Last night I finished reading Memoirs of a Geisha by Aurthur Golden. This was a fascinating book that truly captivated me. I had a very difficult time putting the book down. I would often read it before going to bed at night and I would awake in the morning with thoughts of the story roaming around in my head. In my sleepy state, I had difficulty differentiating between the fiction and the reality.
I am really bad at writing book reviews so I will not attempt to do so. A friend recommended the book to me and her review is here. She read the book because she is participating in a summer book challenge on another blog. That blogger's review is here. Both of them express my feelings about the book quite accurately.
So, what did I learn from the book? Aside from the obvious lesson that I learned about a great book, I learned a lot about the geisha.

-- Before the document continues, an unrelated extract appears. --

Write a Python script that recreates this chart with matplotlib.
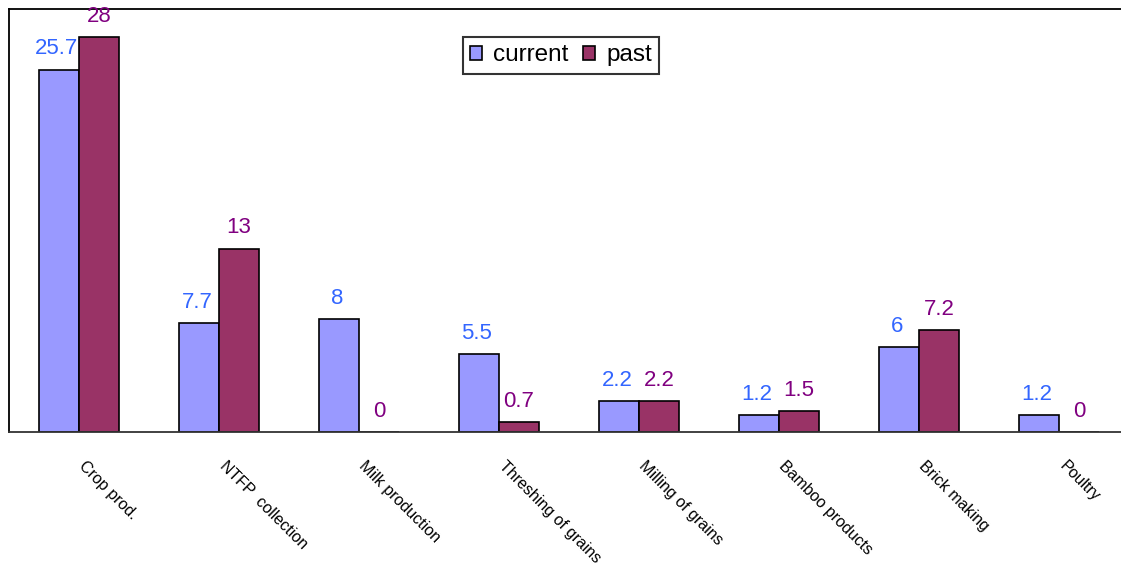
import matplotlib.pyplot as plt
import matplotlib.transforms as mtransforms
import numpy as np

categories = ['Crop prod.', 'NTFP  collection', 'Milk production', 'Threshing of grains',
              'Milling of grains', 'Bamboo products', 'Brick making', 'Poultry']
current = [25.7, 7.7, 8, 5.5, 2.2, 1.2, 6, 1.2]
past = [28, 13, 0, 0.7, 2.2, 1.5, 7.2, 0]

W, H = 1121, 564
fig = plt.figure(figsize=(W / 100, H / 100), dpi=100)
plt.rcParams['font.family'] = ['Liberation Sans', 'DejaVu Sans']

# axes run past the right edge of the picture, as in the original
ax = fig.add_axes([9 / W, (H - 432) / H, 1120 / W, 423 / H])

x = np.arange(len(categories))
w = 0.2857
b1 = ax.bar(x - w / 2, current, w, color='#9999FF', edgecolor='black', linewidth=1.2, label='current')
b2 = ax.bar(x + w / 2, past, w, color='#993366', edgecolor='black', linewidth=1.2, label='past')

for rect, v in zip(b1, current):
    ax.annotate(f'{v:g}', (rect.get_x() + rect.get_width() / 2 - 0.015, v), xytext=(0, 15),
                textcoords='offset points', ha='center', va='center', fontsize=16, color='#3366FF')
for rect, v in zip(b2, past):
    ax.annotate(f'{v:g}', (rect.get_x() + rect.get_width() / 2, v), xytext=(0, 15),
                textcoords='offset points', ha='center', va='center', fontsize=16, color='#800080')

ax.set_xlim(-0.5, len(categories) - 0.5)
ax.set_ylim(0, 30)
ax.set_yticks([])
ax.set_xticks(x)
ax.set_xticklabels(categories, rotation=-45, ha='left', va='top', rotation_mode='anchor',
                   fontsize=11.5)
ax.tick_params(axis='x', length=0, pad=19)
offset = mtransforms.ScaledTranslation(8 / 100, 0, fig.dpi_scale_trans)
for lbl in ax.get_xticklabels():
    lbl.set_transform(lbl.get_transform() + offset)

for s in ax.spines.values():
    s.set_linewidth(1.3)
ax.spines['bottom'].set_color('#333333')

leg = ax.legend(loc='upper left', bbox_to_anchor=((463 - 9) / 1120, (432 - 37) / 423),
                ncol=2, fontsize=17.5, frameon=True, fancybox=False, handlelength=0.5,
                handleheight=0.5, handletextpad=0.45, columnspacing=0.6, borderpad=0.3,
                borderaxespad=0)
leg.get_frame().set_edgecolor('black')
leg.get_frame().set_linewidth(1.5)

fig.savefig('out.png', dpi=100)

I know that the book is fictional but Arthur Golden did extensive research before writing the novel and there were many things that I simply did not know before reading the novel. The very concept of a geisha was very vague to me. Now I have a clearer understanding of their life, their role, their struggles, and their successes.
In researching to learn more about the Geisha, I learned that Arthur Golden was sued for breech of contract and defamation of character by the woman he interviewed in his research for the book, Mineko Iwasaki, a former geisha. She was promised that she would remain anonymous when the book was published yet, Golden listed her in the book's acknowledgements. She later went on to write her autobiography in a book titled Geisha, A Life. Perhaps this will be a book that I read in the near future. Sounds pretty interesting.